RIYADH: Kuwait’s non-oil growth is projected to increase to about 3.8 percent in 2023 on account of a robust expatriate community, the International Monetary Fund has forecast.
While overall growth is anticipated to drop to 0.1 percent this year, the non-oil economy will be strengthened on the back of the financial stimulus and partial recovery in the employment of expatriates, according to the IMF’s latest analysis of Kuwait.
The county’s advancement will occur despite the slow growth of real credit, said the report, adding: “Benefiting from high oil production and prices, Kuwait’s economic recovery continues.”
The report noted that Kuwait showed adequate recovery from the effects of the pandemic, and inflation has been controlled given the limited spillover from higher global food and energy prices.
This resulted from managed prices and subsidies, as well as the general tightening of monetary policy in line with major central banks.
Kuwait’s fiscal balance has developed since its overall fiscal surplus is expected to have increased by 22.5 percent of the gross domestic product in 2022, up from 6.4 percent in 2021.
As for the country’s external balance, the current account surplus is estimated to have increased to 33 percent of the GDP last year, up from 26.6 percent in 2021.
Additionally, the country’s financial stability has been preserved as its banking sector sustains an efficient level of capital and liquidity.
The instability of oil prices and production brought on by external factors pose risks to Kuwait’s external balance, public finances, growth and inflation, according to the report.

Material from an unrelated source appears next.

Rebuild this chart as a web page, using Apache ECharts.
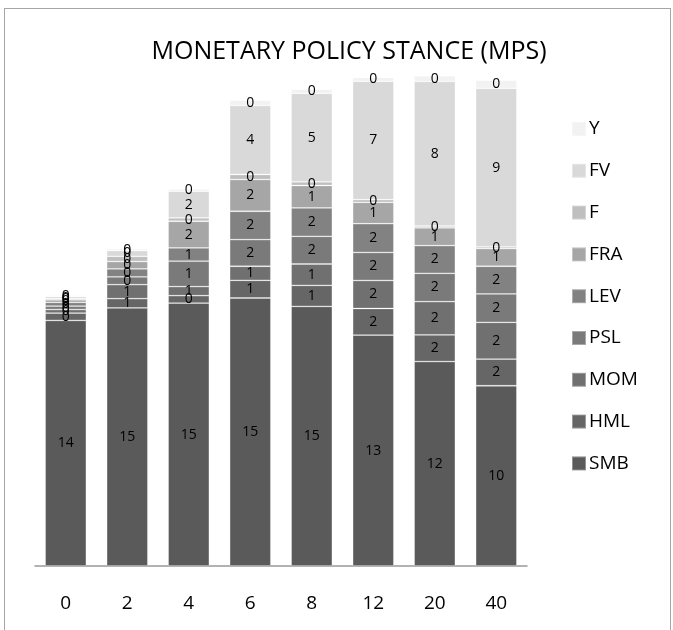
<!DOCTYPE html>
<html>
<head>
<meta charset="utf-8">
<script src="https://cdn.jsdelivr.net/npm/echarts@6/dist/echarts.min.js"></script>
<style>
html,body{margin:0;padding:0;background:#fff;}
#frame{position:absolute;left:4px;top:8px;width:667px;height:640px;border:1.5px solid #a6a6a6;border-bottom:none;box-sizing:border-box;}
#main{position:absolute;left:0;top:0;width:673px;height:630px;}
</style>
</head>
<body>
<div id="frame"></div>
<div id="main"></div>
<script>
var categories = ['0','2','4','6','8','12','20','40'];
var seriesNames = ['SMB','HML','MOM','PSL','LEV','FRA','F','FV','Y'];
var SMB = [14.02, 14.73, 15.01, 15.30, 14.82, 13.18, 11.67, 10.29];
var HML = [0.42, 0.53, 0.42, 1.01, 1.20, 1.52, 1.52, 1.52];
var MOM = [0.20, 0.80, 0.52, 0.80, 1.22, 1.60, 1.90, 2.10];
var PSL = [0.20, 0.45, 1.45, 1.52, 1.58, 1.60, 1.62, 1.62];
var LEV = [0.21, 0.45, 0.76, 1.62, 1.62, 1.64, 1.58, 1.58];
var FRA = [0.14, 0.42, 1.52, 1.81, 1.28, 1.22, 1.01, 1.01];
var F   = [0.07, 0.30, 0.19, 0.29, 0.21, 0.15, 0.11, 0.10];
var FV  = [0.12, 0.33, 1.52, 3.94, 5.05, 6.76, 8.25, 9.05];
var Y   = [0.07, 0.11, 0.13, 0.29, 0.23, 0.21, 0.32, 0.46];
var legendOrder = ['Y','FV','F','FRA','LEV','PSL','MOM','HML','SMB'];

var values = {SMB:SMB, HML:HML, MOM:MOM, PSL:PSL, LEV:LEV, FRA:FRA, F:F, FV:FV, Y:Y};
var colors = {SMB:'#5a5a5a', HML:'#666666', MOM:'#707070', PSL:'#7a7a7a', LEV:'#828282', FRA:'#a6a6a6', F:'#bfbfbf', FV:'#d9d9d9', Y:'#f2f2f2'};
var FONT = '"Open Sans", "Noto Sans", sans-serif';

var chart = echarts.init(document.getElementById('main'));
chart.setOption({
  animation: false,
  title: {
    text: 'MONETARY POLICY STANCE (MPS)',
    left: 344, top: 34, textAlign: 'center',
    textStyle: {fontFamily: FONT, fontSize: 25, fontWeight: 'normal', color: '#000'}
  },
  legend: {
    orient: 'vertical', left: 566, top: 112,
    itemWidth: 14, itemHeight: 14, itemGap: 17.8, icon: 'rect',
    data: legendOrder,
    textStyle: {fontFamily: FONT, fontSize: 19, color: '#000', lineHeight: 24, padding: [0,0,0,-2]}
  },
  grid: {left: 35, right: 146, top: 72, bottom: 64},
  xAxis: {
    type: 'category', data: categories,
    axisLine: {lineStyle: {color: '#999999', width: 1.5}},
    axisTick: {show: false},
    axisLabel: {fontFamily: FONT, fontSize: 19, color: '#000', margin: 28}
  },
  yAxis: {type: 'value', min: 0, max: 28.2, show: false, splitLine: {show: false}},
  series: seriesNames.map(function(n){
    return {
      name: n, type: 'bar', stack: 'total', data: values[n],
      barCategoryGap: '33%',
      itemStyle: {color: colors[n], borderColor: 'rgba(255,255,255,0.35)', borderWidth: 0.8},
      label: {
        show: true, position: 'inside', color: '#000',
        fontFamily: FONT, fontSize: 14,
        formatter: function(p){ return Math.round(p.value); }
      }
    };
  })
});
</script>
</body>
</html>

Kuwait’s economy could also be at risk of the slowdown in global growth due to further tightening of monetary policy or pressures in the banking sectors of major advanced economies.
The report also noted that the country is susceptible to the delay in implementing the necessary financial and structural reforms, which could lead to the continuation of the current public fiscal policy.
In turn, this might damage investor trust, while limiting progress towards diversifying economic activity and boosting its competitiveness.
“The dominance of oil in the economy, coupled with global decarbonization trends, necessitates fiscal reforms to reinforce sustainability, and structural reforms to boost non-oil private sector-led growth,” said the report, adding: “Political gridlock between the government and parliament has hindered reform progress, which could be made now from a position of strength.”